Quatrième de couverture
Cessons de nous voiler la face : les prévisions de croissance retrouvée que nous égrènent, depuis 2009, les gouvernements successifs sont une vaste plaisanterie. 2% de croissance en 2016 : même pas en rêve ! Pas plus qu’en 2017, en 2018 ou en 2023… La croissance qu’a connue la France à la fin du XXème siècle, fondée sur les gains de productivité et le progrès technique, n’était pas la règle d’un monde nouveau mais l’exception d’une histoire têtue. Ce livre démontre, au détour de brefs détours théoriques et de multiples anecdotes, que les rêves de croissance de nos gouvernants sont de funestes chimères. Faut-il pour autant se décourager ? Bien sûr que non. La France ne tombe pas. Elle est au seuil d’un nouveau modèle de développement.
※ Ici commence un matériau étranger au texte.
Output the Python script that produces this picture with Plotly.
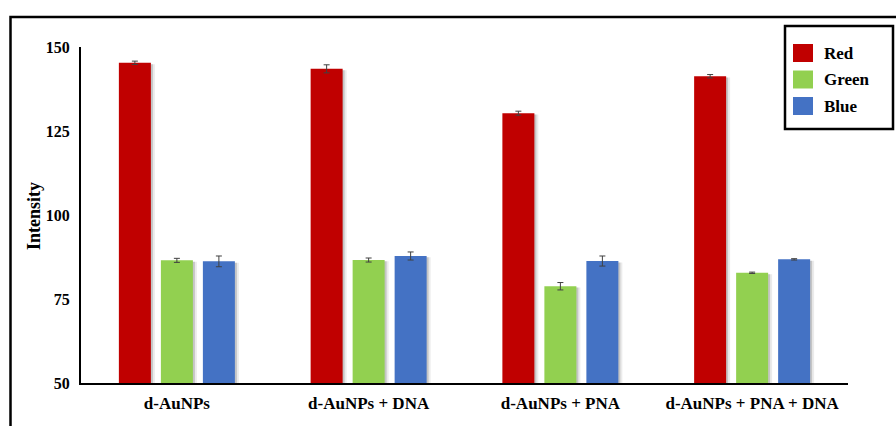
import plotly.graph_objects as go

# ---- data ----
categories = ["d-AuNPs", "d-AuNPs + DNA", "d-AuNPs + PNA", "d-AuNPs + PNA + DNA"]
series_names = ["Red", "Green", "Blue"]
red_values = [145.3, 143.5, 130.3, 141.3]
red_errors = [0.5, 1.2, 0.6, 0.5]
green_values = [86.5, 86.6, 78.8, 82.8]
green_errors = [0.6, 0.6, 1.1, 0.2]
blue_values = [86.2, 87.8, 86.3, 86.8]
blue_errors = [1.6, 1.2, 1.5, 0.2]
y_ticks = [50, 75, 100, 125, 150]

colors = ["#C00000", "#92D050", "#4472C4"]
values = [red_values, green_values, blue_values]
errors = [red_errors, green_errors, blue_errors]

# ---- layout geometry ----
W, H = 896, 426
ML, MR, MT, MB = 81, 48, 47, 43
PW, PH = W - ML - MR, H - MT - MB
FONT = "Liberation Serif, Times New Roman, serif"


def px_x(x):
    return (x - ML) / PW


def px_y(y):
    return (H - MB - y) / PH


cat_px = PW / len(categories)
bar_w = 32 / cat_px
slot = 42 / cat_px
offsets = [(i - 1) * slot - bar_w / 2 for i in range(3)]

fig = go.Figure()

# soft drop shadows on the right side of each bar
for i in range(3):
    for dx, alpha in [(4, 0.08), (2, 0.16)]:
        fig.add_trace(go.Bar(
            x=categories, y=[v - 50 - 0.4 for v in values[i]], base=50,
            width=bar_w, offset=offsets[i] + dx / cat_px,
            marker=dict(color=f"rgba(0,0,0,{alpha})", line=dict(width=0)),
            showlegend=False, hoverinfo="skip",
        ))

for i in range(3):
    fig.add_trace(go.Bar(
        x=categories, y=[v - 50 for v in values[i]], base=50,
        name=series_names[i],
        width=bar_w, offset=offsets[i],
        marker=dict(color=colors[i], line=dict(width=0)),
        error_y=dict(type="data", array=errors[i], visible=True,
                     color="#404040", thickness=1, width=3),
        showlegend=False,
    ))

shapes = []
# outer frame (top and left edges)
shapes.append(dict(type="path", xref="paper", yref="paper",
                   path=f"M {px_x(10.5)} {px_y(H + 10)} L {px_x(10.5)} {px_y(17)} L {px_x(W + 10)} {px_y(17)}",
                   line=dict(color="black", width=2.5)))
# legend box
shapes.append(dict(type="rect", xref="paper", yref="paper",
                   x0=px_x(785), x1=px_x(893), y0=px_y(129), y1=px_y(26),
                   line=dict(color="black", width=2.5), fillcolor="white"))
annotations = []
for i, (name, col) in enumerate(zip(series_names, colors)):
    cy = 53 + i * 26.5
    shapes.append(dict(type="rect", xref="paper", yref="paper",
                       x0=px_x(793), x1=px_x(813), y0=px_y(cy + 9), y1=px_y(cy - 9),
                       line=dict(width=0), fillcolor=col))
    annotations.append(dict(xref="paper", yref="paper", x=px_x(822), y=px_y(cy),
                            xanchor="left", yanchor="middle", showarrow=False,
                            text=f"<b>{name}</b>",
                            font=dict(family=FONT, size=17, color="black")))

# y-axis title
annotations.append(dict(xref="paper", yref="paper", x=px_x(34), y=px_y(216),
                        xanchor="center", yanchor="middle", showarrow=False,
                        textangle=-90, text="<b>Intensity</b>",
                        font=dict(family=FONT, size=18, color="black")))

fig.update_layout(
    width=W, height=H,
    margin=dict(l=ML, r=MR, t=MT, b=MB),
    plot_bgcolor="white", paper_bgcolor="white",
    barmode="overlay",
    showlegend=False,
    shapes=shapes,
    annotations=annotations,
    font=dict(family=FONT, color="black"),
)
fig.update_xaxes(
    showline=True, linecolor="black", linewidth=2,
    showgrid=False, ticks="outside", ticklen=4, tickcolor="rgba(0,0,0,0)",
    automargin=False,
    tickfont=dict(family=FONT, size=17, color="black", weight="bold"),
)
fig.update_yaxes(
    range=[50, 150], tickvals=y_ticks,
    showline=True, linecolor="black", linewidth=2,
    showgrid=False, zeroline=False, ticks="outside", ticklen=6,
    tickcolor="rgba(0,0,0,0)", automargin=False,
    tickfont=dict(family=FONT, size=16, color="black", weight="bold"),
)

fig.write_html("out.html")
Soit elle refuse d’affronter cette réalité, et Billancourt, désespéré, pourrait bien basculer dans la violence la plus légitime. Soit elle change de logiciel, elle s’adapte à son nouvel environnement et elle s’ouvre de nouvelles pistes de création de bien-être. Ces nouvelles pistes peuvent permettre à notre pays, non pas de raser gratis dès demain, mais d’offrir à sa jeunesse des perspectives qui lui ôtent toute envie de s’enliser dans le triangle des Bermudes que délimite aujourd’hui le repli sur soi, l’expatriation et la violence.